Take the lines from the head of the listing through the one bearing "Chart.register(...registerables);" and copy them exactly, leaving every picture out.

>> start Dataset excerpt

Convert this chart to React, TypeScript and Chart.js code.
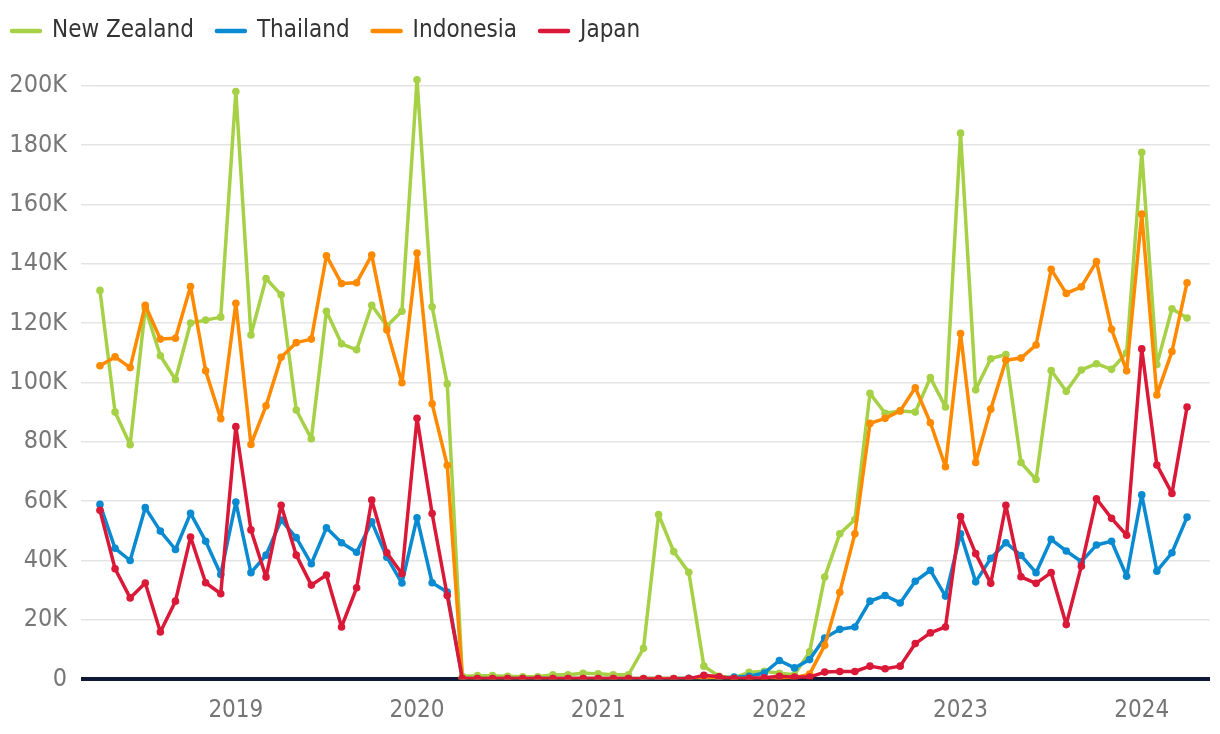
import React, { useEffect, useRef } from 'react';
import { Chart, registerables } from 'chart.js';

Chart.register(...registerables);

const months = [
  '2018-04', '2018-05', '2018-06', '2018-07', '2018-08', '2018-09', '2018-10', '2018-11', '2018-12',
  '2019-01', '2019-02', '2019-03', '2019-04', '2019-05', '2019-06', '2019-07', '2019-08', '2019-09', '2019-10', '2019-11', '2019-12',
  '2020-01', '2020-02', '2020-03', '2020-04', '2020-05', '2020-06', '2020-07', '2020-08', '2020-09', '2020-10', '2020-11', '2020-12',
  '2021-01', '2021-02', '2021-03', '2021-04', '2021-05', '2021-06', '2021-07', '2021-08', '2021-09', '2021-10', '2021-11', '2021-12',
  '2022-01', '2022-02', '2022-03', '2022-04', '2022-05', '2022-06', '2022-07', '2022-08', '2022-09', '2022-10', '2022-11', '2022-12',
  '2023-01', '2023-02', '2023-03', '2023-04', '2023-05', '2023-06', '2023-07', '2023-08', '2023-09', '2023-10', '2023-11', '2023-12',
  '2024-01', '2024-02', '2024-03', '2024-04',
];

const yearTickLabels = ['2019', '2020', '2021', '2022', '2023', '2024'];

// values in thousands of visitors
const newZealand = [
  131, 90, 79, 125, 109, 101, 120, 121, 122,
  198, 116, 135, 129.5, 90.7, 81, 124, 113, 111, 126, 119, 124,
  202, 125.5, 99.5, 1.0, 1.2, 1.2, 1.0, 0.8, 0.8, 1.5, 1.5, 2.0,
  1.8, 1.5, 1.5, 10.4, 55.5, 43, 36, 4.4, 1.0, 0.5, 2.3, 2.7,
  2.0, 1.5, 9.2, 34.4, 49, 53.8, 96.3, 89.6, 90.4, 90, 101.6, 91.7,
  184, 97.5, 108, 109.4, 73, 67.3, 104, 97, 104.2, 106.3, 104.4, 110,
  177.5, 106, 124.8, 121.7,
];

const thailand = [
  58.9, 44.1, 40, 57.8, 49.9, 43.7, 55.9, 46.5, 35.3,
  59.7, 35.9, 41.8, 53.6, 47.7, 38.9, 51, 46, 42.8, 53, 41.1, 32.4,
  54.4, 32.5, 29.4, 0.3, 0.2, 0.2, 0.2, 0.2, 0.2, 0.2, 0.2, 0.2,
  0.2, 0.2, 0.2, 0.2, 0.2, 0.2, 0.3, 0.3, 0.4, 0.7, 1.0, 2.1,
  6.3, 3.8, 6.6, 13.9, 16.8, 17.6, 26.3, 28.2, 25.7, 33, 36.7, 28,
  49, 32.8, 40.7, 46, 41.7, 35.9, 47.1, 43.2, 39.6, 45.2, 46.5, 34.7,
  62.1, 36.4, 42.6, 54.6,
];

const indonesia = [
  105.6, 108.6, 105, 126, 114.6, 114.9, 132.3, 103.9, 87.8,
  126.7, 79.1, 92.1, 108.5, 113.4, 114.6, 142.7, 133.3, 133.6, 142.9, 117.7, 99.9,
  143.6, 92.8, 72.1, 0.3, 0.2, 0.2, 0.2, 0.2, 0.2, 0.2, 0.2, 0.2,
  0.2, 0.2, 0.2, 0.2, 0.2, 0.2, 0.2, 0.2, 0.2, 0.2, 0.2, 0.3,
  0.3, 0.5, 1.7, 11.4, 29.3, 49, 86.2, 87.9, 90.4, 98.2, 86.4, 71.6,
  116.5, 73, 91, 107.5, 108.2, 112.6, 138.1, 130, 132.2, 140.7, 117.9, 103.9,
  156.7, 95.8, 110.4, 133.6,
];

const japan = [
  56.9, 37.2, 27.4, 32.4, 15.9, 26.3, 47.9, 32.5, 28.8,
  85.1, 50.3, 34.4, 58.6, 41.8, 31.7, 35.1, 17.6, 30.8, 60.4, 42.6, 35.5,
  87.9, 55.8, 28.2, 0.2, 0.2, 0.2, 0.2, 0.2, 0.2, 0.2, 0.2, 0.2,
  0.2, 0.2, 0.2, 0.1, 0.1, 0.1, 0.2, 1.3, 0.8, 0.2, 0.3, 0.5,
  1.0, 0.7, 0.7, 2.4, 2.6, 2.6, 4.4, 3.5, 4.4, 12, 15.6, 17.6,
  54.8, 42.3, 32.3, 58.6, 34.5, 32.3, 35.9, 18.4, 38.1, 60.8, 54.2, 48.5,
  111.3, 72.2, 62.6, 91.7,
];

const seriesNames = ['New Zealand', 'Thailand', 'Indonesia', 'Japan'];
const seriesColors = ['#a6d146', '#0a8bd1', '#ff8a00', '#da1837'];

const FONT = "'Liberation Sans Narrow', 'DejaVu Sans Condensed', 'Noto Sans', sans-serif";

export default function App() {
  const ref = useRef<HTMLCanvasElement>(null);

  useEffect(() => {
    document.body.style.margin = '0';
    const canvas = ref.current;
    if (!canvas) return;
    const all = [newZealand, thailand, indonesia, japan];
    const janIdx = months.map((m, i) => (m.endsWith('-01') ? i : -1)).filter((i) => i >= 0);

    const datasets = all.map((vals, k) => ({
      label: seriesNames[k],
      data: vals.map((v, i) => ({ x: i, y: v })),
      borderColor: seriesColors[k],
      backgroundColor: seriesColors[k],
      borderWidth: 3.5,
      borderCapStyle: 'round' as const,
      borderJoinStyle: 'round' as const,
      pointRadius: 3.8,
      pointBorderWidth: 0,
      pointHoverRadius: 4,
      tension: 0,
      order: 4 - k,
    }));

    const chart = new Chart(canvas, {
      type: 'line',
      data: { datasets },
      options: {
        animation: false,
        responsive: false,
        maintainAspectRatio: false,
        layout: { padding: { left: -11, right: 10, top: -4, bottom: -8 } },
        plugins: {
          legend: {
            position: 'top',
            align: 'start',
            labels: {
              usePointStyle: true,
              pointStyle: 'line',
              pointStyleWidth: 28,
              color: '#333333',
              padding: 23,
              font: { family: FONT, size: 24 },
              sort: (a: any, b: any) => a.datasetIndex - b.datasetIndex,
              generateLabels: (ch: any) =>
                ch.data.datasets.map((ds: any, i: number) => ({
                  text: ds.label,
                  datasetIndex: i,
                  fillStyle: ds.borderColor,
                  strokeStyle: ds.borderColor,
                  fontColor: '#333333',
                  lineWidth: 4.5,
                  lineCap: 'round',
                  pointStyle: 'line',
                  hidden: false,
                })),
            },
          },
          tooltip: { enabled: false },
        },
        scales: {
          x: {
            type: 'linear',
            min: -0.66,
            max: 73.52,
            afterBuildTicks: (scale: any) => {
              scale.ticks = janIdx.map((v) => ({ value: v }));
            },
            ticks: {
              autoSkip: false,
              maxRotation: 0,
              padding: 17,
              color: '#757575',
              font: { family: FONT, size: 24 },
              callback: (v: any) => {
                const k = janIdx.indexOf(Number(v));
                return k >= 0 ? yearTickLabels[k] : '';
              },
            },
            grid: { display: false, drawTicks: false },
            border: { display: false },
          },
          y: {
            min: 0,
            max: 211,
            afterFit: (scale: any) => {
              scale.width = 101;
            },
            ticks: {
              stepSize: 20,
              includeBounds: false,
              padding: 14,
              color: '#777777',
              font: { family: FONT, size: 25 },
              callback: (v: any) => (Number(v) === 0 ? '0' : `${v}K`),
            },
            grid: {
              color: (c: any) => (c.tick && c.tick.value === 0 ? '#0e1a35' : '#e4e4e4'),
              lineWidth: (c: any) => (c.tick && c.tick.value === 0 ? 4 : 1.5),
              tickLength: 9,
            },
            border: { display: false },
          },
        },
      },
    });
    return () => chart.destroy();
  }, []);

  return <canvas ref={ref} width={1220} height={734} style={{ display: 'block' }} />;
}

>> end Dataset excerpt

--- Solution to the problem ---
Convert this chart to React, TypeScript and Chart.js code.
import React, { useEffect, useRef } from 'react';
import { Chart, registerables } from 'chart.js';

Chart.register(...registerables);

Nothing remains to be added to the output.